Research Directions in Process Modeling and Mining Using Knowledge Graphs and Machine Learning

Abstract

Services Computing has seen a dramatic rise in the last twenty years. The foundation for services provided by enterprises is business processes, so progress in the development of effective and efficient processes is of utmost importance. The design or modeling of business processes is a challenging task. Over the years many research and development efforts have paid dividends, including languages and notations like the Business Process Executing Language and the Business Process Modeling Notation, along with supporting methodologies and tools. Research in Semantic Web Services and Processes showed promise for the automation of services discovery and composition (orchestration/choreography). The current large-scale deployment of enterprise knowledge graphs by many organizations coupled with huge advancements in machine learning (particularly deep learning) provides new opportunities for advancing this automation forward.

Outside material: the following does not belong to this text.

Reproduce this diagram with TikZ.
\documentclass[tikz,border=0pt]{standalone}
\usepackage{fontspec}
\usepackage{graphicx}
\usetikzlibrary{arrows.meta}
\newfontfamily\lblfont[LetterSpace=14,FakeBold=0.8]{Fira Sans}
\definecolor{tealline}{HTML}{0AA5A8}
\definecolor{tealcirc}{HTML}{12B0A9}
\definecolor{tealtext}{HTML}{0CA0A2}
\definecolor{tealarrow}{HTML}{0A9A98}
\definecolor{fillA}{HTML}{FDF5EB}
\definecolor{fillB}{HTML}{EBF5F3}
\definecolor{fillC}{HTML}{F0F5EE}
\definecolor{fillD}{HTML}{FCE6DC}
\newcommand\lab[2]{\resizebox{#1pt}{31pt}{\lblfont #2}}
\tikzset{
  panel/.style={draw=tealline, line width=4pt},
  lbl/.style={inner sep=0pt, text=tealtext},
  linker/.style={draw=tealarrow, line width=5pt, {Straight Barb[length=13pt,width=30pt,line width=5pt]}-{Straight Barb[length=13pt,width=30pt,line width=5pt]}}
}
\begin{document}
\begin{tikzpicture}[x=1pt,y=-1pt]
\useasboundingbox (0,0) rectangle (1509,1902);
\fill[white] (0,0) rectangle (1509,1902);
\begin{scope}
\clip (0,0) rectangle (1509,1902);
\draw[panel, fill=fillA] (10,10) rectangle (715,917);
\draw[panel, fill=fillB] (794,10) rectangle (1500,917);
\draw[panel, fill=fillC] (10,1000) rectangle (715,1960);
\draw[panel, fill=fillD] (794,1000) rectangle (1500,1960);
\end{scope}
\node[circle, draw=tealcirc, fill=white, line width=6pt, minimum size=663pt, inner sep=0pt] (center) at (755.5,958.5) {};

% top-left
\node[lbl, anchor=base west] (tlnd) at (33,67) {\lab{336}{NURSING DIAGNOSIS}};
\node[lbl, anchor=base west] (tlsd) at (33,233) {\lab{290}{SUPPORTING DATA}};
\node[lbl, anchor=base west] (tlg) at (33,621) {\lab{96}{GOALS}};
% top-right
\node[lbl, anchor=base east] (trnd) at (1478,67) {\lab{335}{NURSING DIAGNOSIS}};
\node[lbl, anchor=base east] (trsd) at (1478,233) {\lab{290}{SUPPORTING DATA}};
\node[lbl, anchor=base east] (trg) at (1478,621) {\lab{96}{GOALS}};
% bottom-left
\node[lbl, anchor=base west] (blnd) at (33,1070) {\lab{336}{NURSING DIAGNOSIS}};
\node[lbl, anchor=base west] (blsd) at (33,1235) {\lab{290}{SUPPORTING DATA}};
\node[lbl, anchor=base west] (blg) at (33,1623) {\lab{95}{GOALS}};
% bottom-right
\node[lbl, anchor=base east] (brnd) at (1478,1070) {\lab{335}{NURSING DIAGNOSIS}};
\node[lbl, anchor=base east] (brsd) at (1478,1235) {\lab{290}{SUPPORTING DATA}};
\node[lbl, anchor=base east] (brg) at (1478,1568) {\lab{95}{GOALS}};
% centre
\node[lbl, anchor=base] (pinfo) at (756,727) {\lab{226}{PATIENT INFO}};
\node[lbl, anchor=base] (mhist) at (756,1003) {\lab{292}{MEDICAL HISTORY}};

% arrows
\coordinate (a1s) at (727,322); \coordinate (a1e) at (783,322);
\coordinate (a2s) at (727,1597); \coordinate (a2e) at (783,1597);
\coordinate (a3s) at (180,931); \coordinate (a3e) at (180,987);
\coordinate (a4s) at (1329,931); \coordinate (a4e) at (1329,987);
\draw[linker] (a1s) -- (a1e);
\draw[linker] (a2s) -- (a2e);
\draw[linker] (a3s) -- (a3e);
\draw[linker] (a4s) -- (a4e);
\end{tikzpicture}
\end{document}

Appendix: COVID-19 as a Disease Process

A process model may be created for the COVID-19 disease as follows starting with a graph that represents the main states and state transitions.

Fig. 3.

State transition diagram for a \(\textrm{SEIHURD}\) model

The states are Susceptible (S), Exposed (E), Infected (I), Hospitalized (H), Intensive Care Unit (U), Recovered (R), and Died (D). From patient data timestamps may be attached to each state. From these, durations may be attached to edges, e.g., positive test \(\implies \) infected, and after say 6 d the patient is hospitalized, after 4 d, the patient is placed in the unit, etc. Similar time annotations may be used for aggregated data (at national and state levels) such as that provided by the Centers for Disease Control and Prevention (CDC), Johns Hopkins University (JHU), or Our World in Data (OWID).

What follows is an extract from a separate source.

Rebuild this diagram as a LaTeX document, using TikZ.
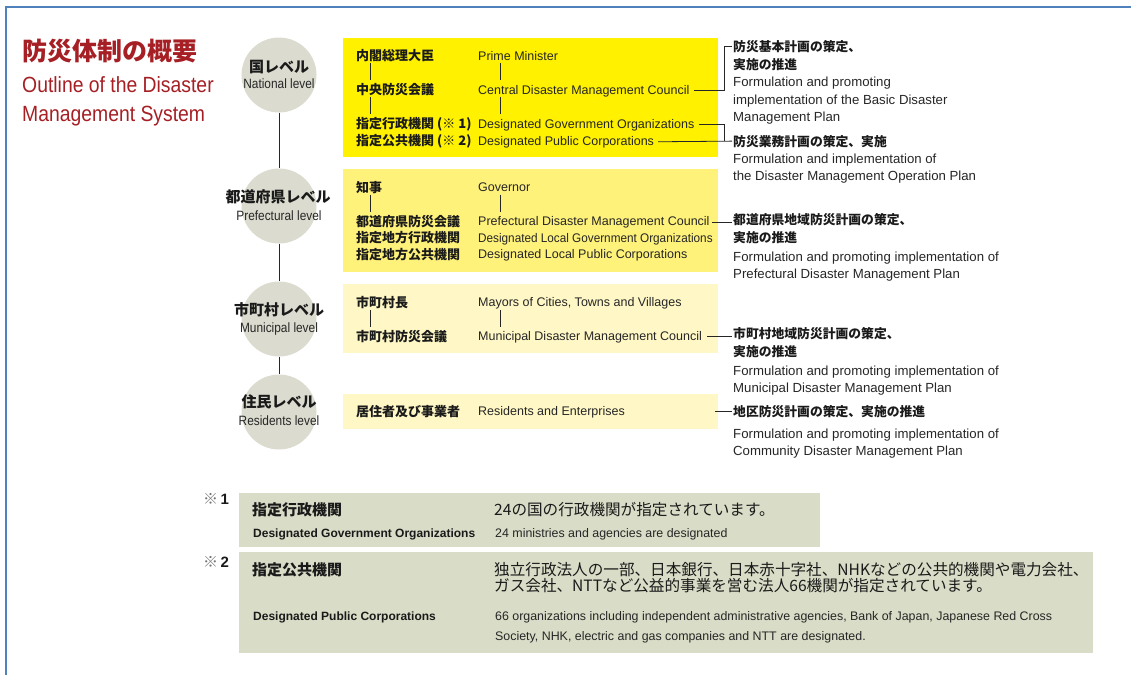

Analytics may be performed by maintaining population counts for each of the vertices and transition rates (alternatively expected transition times) between vertices/states. A variety of modeling techniques may be applied, including Continuous-Time Markov Chains, Compartmental models (a system of ordinary differential equations), Vector Auto-Regressive (VAR) models, Staged Seasonal, Auto-Regressive, Integrated, Moving Average, Exogenous (SARIMAX) models, and several types of Deep Learning models.

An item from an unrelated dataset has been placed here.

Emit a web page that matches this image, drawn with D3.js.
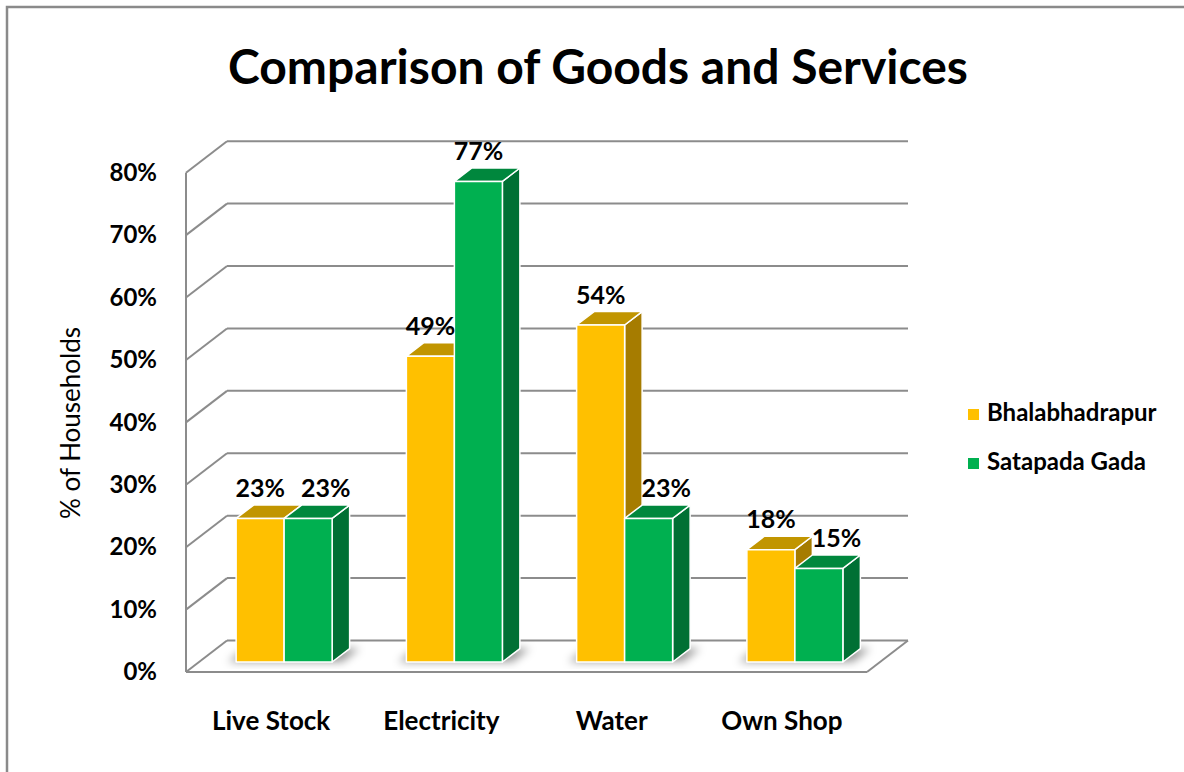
<!DOCTYPE html>
<html>
<head>
<meta charset="utf-8">
<script src="https://cdn.jsdelivr.net/npm/d3@7"></script>
<style>
  html, body { margin: 0; padding: 0; background: #ffffff; }
  svg { display: block; }
  text { font-family: Lato, "Open Sans", "Noto Sans", sans-serif; fill: #000; }
</style>
</head>
<body>
<svg id="chart" width="1184" height="772"></svg>
<script>
// ---- data ----
const categories = ["Live Stock", "Electricity", "Water", "Own Shop"];
const seriesNames = ["Bhalabhadrapur", "Satapada Gada"];
const bhalabhadrapur = [23, 49, 54, 18];
const satapadaGada = [23, 77, 23, 15];
const yTicks = [0, 10, 20, 30, 40, 50, 60, 70, 80];
const yTickLabels = ["0%", "10%", "20%", "30%", "40%", "50%", "60%", "70%", "80%"];
const chartTitle = "Comparison of Goods and Services";
const yAxisTitle = "% of Households";

// ---- face colours per series: front, top, side ----
const palette = {
  "Bhalabhadrapur": { front: "#FFC000", top: "#C19500", side: "#A67C00" },
  "Satapada Gada":  { front: "#00B050", top: "#00873D", side: "#007034" }
};

const svg = d3.select("#chart");
const W = 1184, H = 772;

// outer chart frame
svg.append("rect")
  .attr("x", 7).attr("y", 7)
  .attr("width", W + 20).attr("height", H + 20)
  .attr("fill", "#fff").attr("stroke", "#8a8a8a").attr("stroke-width", 2.5);

// ---- 3D oblique geometry ----
const left = 186, right = 867;          // front plane of the floor
const DX = 41, DY = 31.5;               // wall depth offset
const OX = 13, OY = 10;                 // bars sit a little behind the front edge
const BDX = 17.5, BDY = 13.4;           // bar depth
const groupW = 96;

const x = d3.scaleBand().domain(categories).range([left, right]).padding(0);
const xs = d3.scaleBand().domain(seriesNames).range([0, groupW]).padding(0);
const y = d3.scaleLinear().domain([0, 80]).range([672, 172.7]);

const gridColor = "#8c8c8c";
const grid = svg.append("g").attr("stroke", gridColor).attr("stroke-width", 2).attr("fill", "none");

// back wall gridlines and side wall diagonals
yTicks.forEach(t => {
  grid.append("line")
    .attr("x1", left + DX).attr("y1", y(t) - DY)
    .attr("x2", right + DX).attr("y2", y(t) - DY);
  grid.append("line")
    .attr("x1", left).attr("y1", y(t))
    .attr("x2", left + DX).attr("y2", y(t) - DY);
});
// front vertical axis line
grid.append("line")
  .attr("x1", left).attr("y1", y(0)).attr("x2", left).attr("y2", y(80));
// floor front and right edges
grid.append("line")
  .attr("x1", left).attr("y1", y(0)).attr("x2", right).attr("y2", y(0));
grid.append("line")
  .attr("x1", right).attr("y1", y(0)).attr("x2", right + DX).attr("y2", y(0) - DY);

// ---- bar shadows on the floor ----
const defs = svg.append("defs");
defs.append("filter").attr("id", "soft").attr("x", "-50%").attr("y", "-50%")
  .attr("width", "200%").attr("height", "200%")
  .append("feGaussianBlur").attr("stdDeviation", 4);

const base = y(0) - OY;
const shadowG = svg.append("g").attr("filter", "url(#soft)");
categories.forEach(c => {
  const xl = x(c) + x.bandwidth() / 2 - groupW / 2 + OX;
  const xr = xl + groupW;
  shadowG.append("polygon")
    .attr("points", [
      [xl - 8, base], [xr + 10, base],
      [xr + BDX + 10, base - BDY], [xl + BDX - 8, base - BDY]
    ].map(p => p.join(",")).join(" "))
    .attr("fill", "#000").attr("opacity", 0.4);
});

// ---- bars ----
const rows = categories.map((c, i) => ({
  category: c,
  values: [
    { series: seriesNames[0], value: bhalabhadrapur[i] },
    { series: seriesNames[1], value: satapadaGada[i] }
  ]
}));

const barsG = svg.append("g");
const labelsG = svg.append("g");

rows.forEach(row => {
  row.values.forEach((d, j) => {
    const col = palette[d.series];
    const x0 = x(row.category) + x.bandwidth() / 2 - groupW / 2 + OX + xs(d.series);
    const x1 = x0 + xs.bandwidth();
    const yt = y(d.value) - OY;
    const yb = base;
    const g = barsG.append("g")
      .attr("stroke", "#ffffff").attr("stroke-width", 1.5).attr("stroke-linejoin", "round");
    // side face
    g.append("polygon")
      .attr("points", [[x1, yt], [x1 + BDX, yt - BDY], [x1 + BDX, yb - BDY], [x1, yb]]
        .map(p => p.join(",")).join(" "))
      .attr("fill", col.side);
    // top face
    g.append("polygon")
      .attr("points", [[x0, yt], [x1, yt], [x1 + BDX, yt - BDY], [x0 + BDX, yt - BDY]]
        .map(p => p.join(",")).join(" "))
      .attr("fill", col.top);
    // front face
    g.append("rect")
      .attr("x", x0).attr("y", yt)
      .attr("width", x1 - x0).attr("height", yb - yt)
      .attr("fill", col.front);

    // value label; the second series' label moves right when it would sit over its neighbour
    const other = row.values[0].value;
    const shift = (j === 1 && d.value <= other) ? BDX : 0;
    labelsG.append("text")
      .attr("x", (x0 + x1) / 2 + shift)
      .attr("y", yt - BDY - 8)
      .attr("text-anchor", "middle")
      .attr("font-size", 25)
      .attr("font-weight", 700)
      .text(d.value + "%");
  });
});

// ---- axes ----
const yAxis = d3.axisLeft(y)
  .tickValues(yTicks)
  .tickSize(0)
  .tickPadding(29)
  .tickFormat((d, i) => yTickLabels[i]);
const yAxisG = svg.append("g").attr("transform", `translate(${left},0)`).call(yAxis);
yAxisG.select(".domain").remove();
yAxisG.selectAll("text")
  .attr("font-size", 24).attr("font-weight", 700)
  .attr("font-family", "Lato, sans-serif").attr("fill", "#000");

const xAxis = d3.axisBottom(x).tickSize(0).tickPadding(40);
const xAxisG = svg.append("g").attr("transform", `translate(0,${y(0)})`).call(xAxis);
xAxisG.select(".domain").remove();
xAxisG.selectAll("text")
  .attr("font-size", 26).attr("font-weight", 700)
  .attr("font-family", "Lato, sans-serif").attr("fill", "#000");

// ---- axis title ----
svg.append("text")
  .attr("transform", "translate(80,423) rotate(-90)")
  .attr("text-anchor", "middle")
  .attr("font-size", 26)
  .attr("font-weight", 400)
  .text(yAxisTitle);

// ---- chart title ----
svg.append("text")
  .attr("x", 598).attr("y", 84)
  .attr("text-anchor", "middle")
  .attr("font-size", 48)
  .attr("font-weight", 700)
  .text(chartTitle);

// ---- legend ----
const legend = svg.append("g").attr("transform", "translate(968,409)");
seriesNames.forEach((s, i) => {
  const item = legend.append("g").attr("transform", `translate(0,${i * 49})`);
  item.append("rect").attr("width", 11).attr("height", 11).attr("fill", palette[s].front);
  item.append("text")
    .attr("x", 19).attr("y", 12)
    .attr("font-size", 24).attr("font-weight", 700)
    .text(s);
});
</script>
</body>
</html>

A type of deep learning model that is showing potential for capturing much of the dynamics of the disease process is Graph Neural Network (GNN) model. A GNN can be built from Multivariate Time-Series (MTS) where each of the \(n = 7\) variables forms a column in matrix Y. Given that these variables (and others) for COVID-19 have been recorded daily since January 2020, there are now about \(m = 1000\) rows of data, so \(Y \in \mathbb {R}^{m \times n}\). Each element in matrix Y, \(y_{tj}\) where t is time/day and j designates which variable, e.g., \(j = 2 \implies \textrm{I}\), forms a vertex in the GNN. Contemporaneous (at the same time) edges may be added based on the state-transition graph, they should be labeled as contemporaneous as these data/counts may not be available for forecasting. Structural learning should be performed to determine adjacency. Edges in the GNN can be added and removed by learning from data, for example, by associative or causal analysis between vertices using cross-correlation, Granger causality, or cross-mutual information. The most correlated or causal edges should be added (e.g., \(\textrm{H} \rightarrow \textrm{D}\) preliminary analysis shows strong lagged effects at 8 and 14 d). A generic GNN for MTS forecasting is given in [11]; see Fig. 1 for a depiction of what such a GNN would look like. Research into the modeling and analysis of such processes can cross fertilize research into business processes.